凌俐听了陆鹏的话,从门缝里看了看侧卧在病床上好似还在赌气的南之易。
他的脸朝着房门的方向,眼睛看着天花板,趁着房里没人,下巴微微靠近肩膀,鼻尖耸动了两下。
那姿势,分明就是在偷偷嗅自己身上的味道。
凌俐一下子释然,害怕南之易不自在,果真就早早离去,给他张罗花胶鸡汤去了。
这些日子,除了南之易的烫伤之外,还有另外一件事牵动凌俐的注意力。
南之易因为烫伤,住院快二十天,而在这段时间里,住在阜南大学附属医院重症监护室的钟卓雯,却奇迹般地好转。

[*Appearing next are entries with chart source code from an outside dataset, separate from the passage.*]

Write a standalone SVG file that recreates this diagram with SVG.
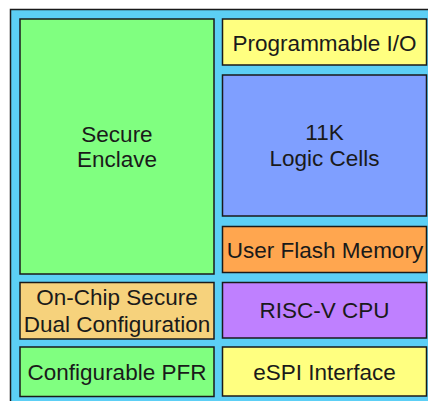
<svg xmlns="http://www.w3.org/2000/svg" width="428" height="401" viewBox="0 0 428 401">
<style>
rect{stroke:#1a1a1a;stroke-width:1.5}
text{font-family:"Liberation Sans",Arial,sans-serif;font-size:22.5px;fill:#1a1a1a;text-anchor:middle}
</style>
<rect x="0" y="0" width="428" height="401" fill="#ffffff" style="stroke:none"/>
<g id="chip"><rect x="10.5" y="9.5" width="430" height="400" fill="#5ccff5"/></g>
<g id="secure-enclave"><rect x="20" y="19" width="194" height="255" fill="#80ff80"/><text x="117" y="141.5">Secure</text><text x="117" y="166.5">Enclave</text></g>
<g id="prog-io"><rect x="222.5" y="19" width="204" height="46" fill="#ffff80"/><text x="324.5" y="50.5">Programmable I/O</text></g>
<g id="logic-cells"><rect x="222.5" y="75" width="204" height="141" fill="#7f9fff"/><text x="324.5" y="139.5">11K</text><text x="324.5" y="166">Logic Cells</text></g>
<g id="user-flash"><rect x="222.5" y="226.5" width="204" height="46" fill="#ffa64f"/><text x="325" y="257.5">User Flash Memory</text></g>
<g id="dual-config"><rect x="20" y="282.5" width="194" height="56.5" fill="#f6d27c"/><text x="117" y="305">On-Chip Secure</text><text x="117" y="331.5">Dual Configuration</text></g>
<g id="risc-v"><rect x="222.5" y="282.5" width="204" height="55.5" fill="#bf80ff"/><text x="324.5" y="318">RISC-V CPU</text></g>
<g id="pfr"><rect x="20" y="347" width="194" height="49.5" fill="#80ff80"/><text x="117" y="380">Configurable PFR</text></g>
<g id="espi"><rect x="222.5" y="347" width="204" height="49" fill="#ffff80"/><text x="324.5" y="380">eSPI Interface</text></g>
<g id="connectors"></g>
</svg>
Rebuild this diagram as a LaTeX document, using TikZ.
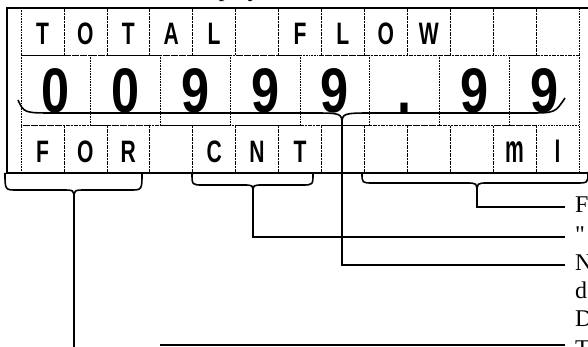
\documentclass[tikz,border=0pt]{standalone}
\usepackage{fontspec}
\setmainfont{Liberation Serif}
\setsansfont{Liberation Sans}
\usetikzlibrary{positioning,calc}
\newcommand{\narrow}[2][0.68]{\scalebox{#1}[1]{#2}}
\newcommand{\straightquote}{\XeTeXglyph\XeTeXcharglyph"22\relax}

\tikzset{
  cell/.style={draw, densely dotted, line width=0.6pt, inner sep=0pt},
  toprow/.style={minimum width=42.92pt, minimum height=47pt, text height=27pt, text depth=0pt,
    font=\sffamily\bfseries\fontsize{31}{31}\selectfont},
  midrow/.style={minimum width=69.75pt, minimum height=70pt, text height=46pt, text depth=0pt,
    font=\sffamily\bfseries\fontsize{63}{63}\selectfont},
  botrow/.style={minimum width=42.92pt, minimum height=48pt, text height=28pt, text depth=0pt,
    font=\sffamily\bfseries\fontsize{31}{31}\selectfont},
  frame/.style={line width=1.4pt},
  brace/.style={line width=1.6pt},
  lead/.style={line width=1.6pt},
  lbl/.style={anchor=west, inner sep=0pt, text height=10pt, text depth=0pt,
    font=\fontsize{24}{28}\selectfont},
  title/.style={anchor=base west, inner sep=0pt, font=\fontsize{24}{24}\selectfont}
}

\begin{document}
\begin{tikzpicture}[x=1pt,y=-1pt]
  \clip (0,0) rectangle (588,347);
  % Title, cut off at the top
  \node[title] (title) at (185,-3) {Display};
  % Top row: 13 character cells
  \foreach \ch [count=\i] in {T,O,T,A,L,{},F,L,O,W,{},{},{}}
    \node[cell,toprow] (top\i) at ({21+(\i-0.5)*42.92},31.5) {\narrow{\ch}};
  % Middle row: 8 large digit cells
  \foreach \ch [count=\i] in {0,0,9,9,9,.,9,9}
    \node[cell,midrow] (mid\i) at ({21+(\i-0.5)*69.75},90) {\narrow[0.8]{\ch}};
  % Bottom row: 13 character cells
  \foreach \ch [count=\i] in {F,O,R,{},C,N,T,{},{},{},{},{\scalebox{1}[1.25]{m}},l}
    \node[cell,botrow] (bot\i) at ({21+(\i-0.5)*42.92},149) {\narrow{\ch}};
  % Outer frame
  \draw[frame] (600,8) -- (7,8) -- (7,173) -- (600,173);
  % Brace under the digits
  \coordinate (midTip) at (342,125);
  \draw[brace] (18,100) .. controls (24,113) .. (55,113) -- (310,113)
    .. controls (342,113) .. (midTip) .. controls (342,113) .. (375,113)
    -- (528,113) .. controls (555,113) .. (565,98);
  % Brace under FOR
  \coordinate (forTip) at (74,199);
  \draw[brace] (5,173) .. controls (5,190) .. (17,190) -- (62,190)
    .. controls (74,190) .. (forTip) .. controls (74,190) .. (86,190)
    -- (130,190) .. controls (142,190) .. (142,173);
  % Brace under CNT
  \coordinate (cntTip) at (253,193);
  \draw[brace] (192,173) .. controls (192,185) .. (203,185) -- (243,185)
    .. controls (253,185) .. (cntTip) .. controls (253,185) .. (263,185)
    -- (302,185) .. controls (313,185) .. (313,173);
  % Brace under the unit cells
  \coordinate (unitTip) at (477,193);
  \draw[brace] (362,173) .. controls (362,183) .. (373,183) -- (466,183)
    .. controls (477,183) .. (unitTip) .. controls (477,183) .. (488,183)
    -- (576,183) .. controls (588,183) .. (588,172);
  % Labels, cut off at the right
  \node[lbl] (lblF) at (575,207) {F};
  \node[lbl] (lblQ) at (575,237) {\straightquote};
  \node[lbl] (lblN) at (575,265) {N};
  \node[lbl] (lblNd) at ([yshift=-28pt]lblN.west) {d};
  \node[lbl] (lblND) at ([yshift=-28pt]lblNd.west) {D};
  \node[lbl, anchor=base west] (lblT) at (575,356) {T};
  % Leaders
  \coordinate (tStart) at (160,345);
  \draw[lead] (unitTip) |- ([xshift=-10pt]lblF.west);
  \draw[lead] (cntTip) |- ([xshift=-10pt]lblQ.west);
  \draw[lead] (midTip) |- ([xshift=-10pt]lblN.west);
  \draw[lead] (forTip) -- (74,360);
  \draw[lead] (tStart) -- ([xshift=-10pt]lblT.west |- tStart);
\end{tikzpicture}
\end{document}
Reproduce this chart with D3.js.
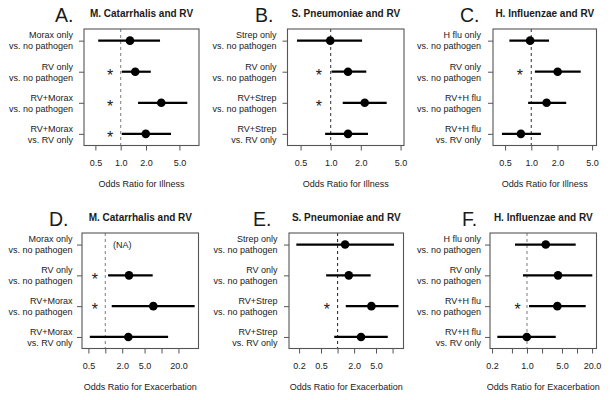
<!DOCTYPE html>
<html>
<head>
<meta charset="utf-8">
<script src="https://cdn.jsdelivr.net/npm/d3@7"></script>
<style>
  html, body { margin: 0; padding: 0; background: #fff; }
  svg { display: block; font-family: "Liberation Sans", Arial, sans-serif; }
</style>
</head>
<body>
<svg id="chart" width="610" height="400"></svg>
<script>
// ---------- data ----------
const rowsMorax = [["Morax only", "vs. no pathogen"], ["RV only", "vs. no pathogen"], ["RV+Morax", "vs. no pathogen"], ["RV+Morax", "vs. RV only"]];
const rowsStrep = [["Strep only", "vs. no pathogen"], ["RV only", "vs. no pathogen"], ["RV+Strep", "vs. no pathogen"], ["RV+Strep", "vs. RV only"]];
const rowsHflu  = [["H flu only", "vs. no pathogen"], ["RV only", "vs. no pathogen"], ["RV+H flu", "vs. no pathogen"], ["RV+H flu", "vs. RV only"]];

// Panel A: Illness, M. Catarrhalis
const orA = [1.29, 1.49, 3.04, 1.99];
const loA = [0.54, 1.03, 1.61, 1.03];
const hiA = [2.94, 2.28, 6.21, 3.97];
const sigA = [false, true, true, true];
// Panel B: Illness, S. Pneumoniae
const orB = [0.99, 1.49, 2.19, 1.49];
const loB = [0.46, 1.02, 1.32, 0.88];
const hiB = [2.06, 2.27, 3.63, 2.36];
const sigB = [false, true, true, false];
// Panel C: Illness, H. Influenzae
const orC = [0.97, 2.01, 1.50, 0.76];
const loC = [0.56, 1.10, 0.92, 0.46];
const hiC = [1.60, 3.70, 2.52, 1.29];
const sigC = [false, true, false, false];
// Panel D: Exacerbation, M. Catarrhalis (first row NA)
const orD = [null, 2.64, 7.15, 2.57];
const loD = [null, 1.12, 1.30, 0.53];
const hiD = [null, 6.97, 38.9, 13.1];
const sigD = [false, true, true, false];
// Panel E: Exacerbation, S. Pneumoniae
const orE = [1.37, 1.60, 4.12, 2.67];
const loE = [0.178, 0.62, 1.41, 0.87];
const hiE = [10.6, 4.0, 12.8, 8.17];
const sigE = [false, false, true, false];
// Panel F: Exacerbation, H. Influenzae
const orF = [2.37, 4.17, 4.04, 0.99];
const loF = [0.575, 0.83, 1.10, 0.255];
const hiF = [9.4, 20.2, 14.9, 3.75];
const sigF = [false, false, true, false];

// tick values and labels
const ticksIll = [0.5, 1, 2, 5];
const labelsIll = [0.5, 1, 2, 5];
const ticksD = [0.5, 1, 2, 5, 10, 20];
const labelsD = [0.5, 2, 5, 20];
const ticksE = [0.2, 0.5, 1, 2, 5, 10];
const labelsE = [0.2, 0.5, 2, 5];
const ticksF = [0.2, 0.5, 1, 2, 5, 10, 20];
const labelsF = [0.2, 1, 5, 20];

// ---------- layout ----------
const panels = [
  {letter: "A.", title: "M. Catarrhalis and RV", xlab: "Odds Ratio for Illness", rows: rowsMorax,
   or: orA, lo: loA, hi: hiA, sig: sigA, starX: 0.75, ticks: ticksIll, labels: labelsIll,
   box: [84, 29, 199, 145.5], domain: [0.366, 8.55], letterX: 55, refCol: "#888", labGap: 11},
  {letter: "B.", title: "S. Pneumoniae and RV", xlab: "Odds Ratio for Illness", rows: rowsStrep,
   or: orB, lo: loB, hi: hiB, sig: sigB, starX: 0.76, ticks: ticksIll, labels: labelsIll,
   box: [287.5, 29, 404, 145.5], domain: [0.37, 5.41], letterX: 255, refCol: "#444", labGap: 11},
  {letter: "C.", title: "H. Influenzae and RV", xlab: "Odds Ratio for Illness", rows: rowsHflu,
   or: orC, lo: loC, hi: hiC, sig: sigC, starX: 0.74, ticks: ticksIll, labels: labelsIll,
   box: [493, 29, 596.5, 145.5], domain: [0.363, 5.62], letterX: 460, refCol: "#444", labGap: 12},
  {letter: "D.", title: "M. Catarrhalis and RV", xlab: "Odds Ratio for Exacerbation", rows: rowsMorax,
   or: orD, lo: loD, hi: hiD, sig: sigD, starX: 0.65, ticks: ticksD, labels: labelsD,
   box: [82, 233, 198.5, 348.5], domain: [0.385, 45.5], letterX: 49, refCol: "#888", labGap: 9.5, naX: 2.0},
  {letter: "E.", title: "S. Pneumoniae and RV", xlab: "Odds Ratio for Exacerbation", rows: rowsStrep,
   or: orE, lo: loE, hi: hiE, sig: sigE, starX: 0.64, ticks: ticksE, labels: labelsE,
   box: [289, 233, 403.5, 348.5], domain: [0.131, 15.8], letterX: 253, refCol: "#333", labGap: 11.5},
  {letter: "F.", title: "H. Influenzae and RV", xlab: "Odds Ratio for Exacerbation", rows: rowsHflu,
   or: orF, lo: loF, hi: hiF, sig: sigF, starX: 0.65, ticks: ticksF, labels: labelsF,
   box: [490, 233, 596.5, 348.5], domain: [0.182, 24.5], letterX: 462, refCol: "#888", labGap: 9}
];

const svg = d3.select("#chart");
svg.append("rect").attr("width", 610).attr("height", 400).attr("fill", "#fff");
const txt = "#1a1a1a";

panels.forEach(p => {
  const [x0, y0, x1, y1] = p.box;
  const x = d3.scaleLog().domain(p.domain).range([x0, x1]);
  const y = d3.scaleLinear().domain([0.625, 4.375]).range([y0, y1]);
  const g = svg.append("g");
  const idx = [0, 1, 2, 3];

  // letter & title
  g.append("text").attr("x", p.letterX).attr("y", y0 - 7).attr("font-size", 19.5)
    .attr("fill", txt).text(p.letter);
  g.append("text").attr("x", (x0 + x1) / 2).attr("y", y0 - 12.3).attr("text-anchor", "middle")
    .attr("font-size", 10).attr("font-weight", "bold").attr("fill", txt).text(p.title);

  // reference line at OR = 1
  g.append("line").attr("x1", x(1)).attr("x2", x(1)).attr("y1", y0).attr("y2", y1)
    .attr("stroke", p.refCol).attr("stroke-width", 1.1).attr("stroke-dasharray", "3,3");

  // CI lines
  g.selectAll(".ci").data(idx.filter(i => p.or[i] != null)).enter().append("line")
    .attr("x1", i => x(p.lo[i])).attr("x2", i => x(p.hi[i]))
    .attr("y1", i => y(i + 1)).attr("y2", i => y(i + 1))
    .attr("stroke", "#000").attr("stroke-width", 2.2);
  // points
  g.selectAll(".pt").data(idx.filter(i => p.or[i] != null)).enter().append("circle")
    .attr("cx", i => x(p.or[i])).attr("cy", i => y(i + 1)).attr("r", 4.3).attr("fill", "#000");
  // significance stars
  g.selectAll(".star").data(idx.filter(i => p.sig[i])).enter().append("text")
    .attr("x", x(p.starX)).attr("y", i => y(i + 1) + 9.3).attr("text-anchor", "middle")
    .attr("font-size", 16).attr("fill", txt).text("*");
  // NA note
  if (p.naX) {
    g.append("text").attr("x", x(p.naX)).attr("y", y(1) + 3.2).attr("text-anchor", "middle")
      .attr("font-size", 9).attr("fill", txt).text("(NA)");
  }

  // box
  g.append("rect").attr("x", x0).attr("y", y0).attr("width", x1 - x0).attr("height", y1 - y0)
    .attr("fill", "none").attr("stroke", "#555").attr("stroke-width", 1.1);

  // x axis
  const labelSet = new Set(p.labels);
  const ax = g.append("g").attr("transform", `translate(0,${y1})`)
    .call(d3.axisBottom(x).tickValues(p.ticks).tickSize(5).tickPadding(9.6)
      .tickFormat(d => labelSet.has(d) ? d.toFixed(1) : ""));
  ax.select(".domain").remove();
  ax.selectAll("line").attr("stroke", "#555");
  ax.selectAll("text").attr("font-size", 9).attr("fill", txt).attr("font-family", null);
  g.append("text").attr("x", (x0 + x1) / 2).attr("y", y1 + 41.5).attr("text-anchor", "middle")
    .attr("font-size", 9).attr("fill", txt).text(p.xlab);

  // y axis ticks
  const ay = g.append("g").attr("transform", `translate(${x0},0)`)
    .call(d3.axisLeft(y).tickValues([1, 2, 3, 4]).tickSize(5).tickFormat(""));
  ay.select(".domain").remove();
  ay.selectAll("line").attr("stroke", "#555");

  // row labels
  const lab = g.selectAll(".rl").data(idx).enter().append("text")
    .attr("text-anchor", "end").attr("font-size", 9).attr("fill", txt);
  lab.append("tspan").attr("x", x0 - p.labGap).attr("y", i => y(i + 1) - 2.2).text(i => p.rows[i][0]);
  lab.append("tspan").attr("x", x0 - p.labGap).attr("y", i => y(i + 1) + 8.8).text(i => p.rows[i][1]);
});
</script>
</body>
</html>
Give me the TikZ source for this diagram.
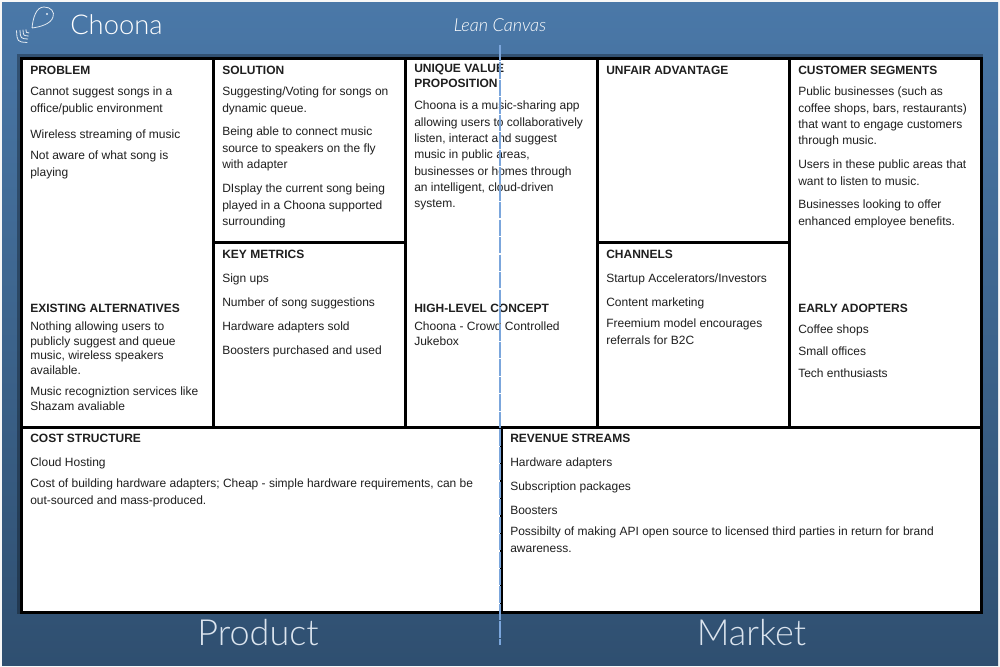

人工肺究竟还是没有用上,十六岁的姑娘,似乎感应到她母亲的决绝和疯狂,以她顽强的生命力,扛过了一道又一道的关卡。
只是,在泼出一碗汤后的史美娜,却变得疯疯癫癫,还极具攻击性,已经接受了精神科的治疗。
钟承衡来了一趟,匆匆问了南之易的伤势就走了。
这个男人愈发地憔悴,在连番的打击下,他眸子里的光芒早已不在,有的只剩悲苦和仓惶。
女儿深度昏迷,史美娜也受到刺激疯疯癫癫需要照应,他从牢里出来不满一年,还没适应社会,这下子被迫扛着两个人,还不能倒下。
想必,也是焦头烂额的。
那天报警后,警察带走了史美娜,之后结合南之易的伤势以及史美娜的精神状态,做出了行政拘留十五天的结果。
至于是不是要起诉,还得看南之易出院后的伤情鉴定。
钟承衡又联系了凌俐一次,在电话里长谈近半个小时。
言外之意,还是希望南之易能谅解史美娜,希望凌俐能起个缓冲的作用。
凌俐却没开口和南之易说这事。固然,这能让她的心理负担少一些,可她看到南之易背后的创面,就是一阵心疼,那些钟承衡想要让她说的话,就再说不出口。
然而,南之易终究还是做出了谅解,并且,都是钟承衡再一次打电话来感谢凌俐的时候,她才知道。
她又一次不由自主地多想,南之易这样的决定,是不是因为她?
不过,目前什么都不重要了,她只用一门心思照顾好他就行了。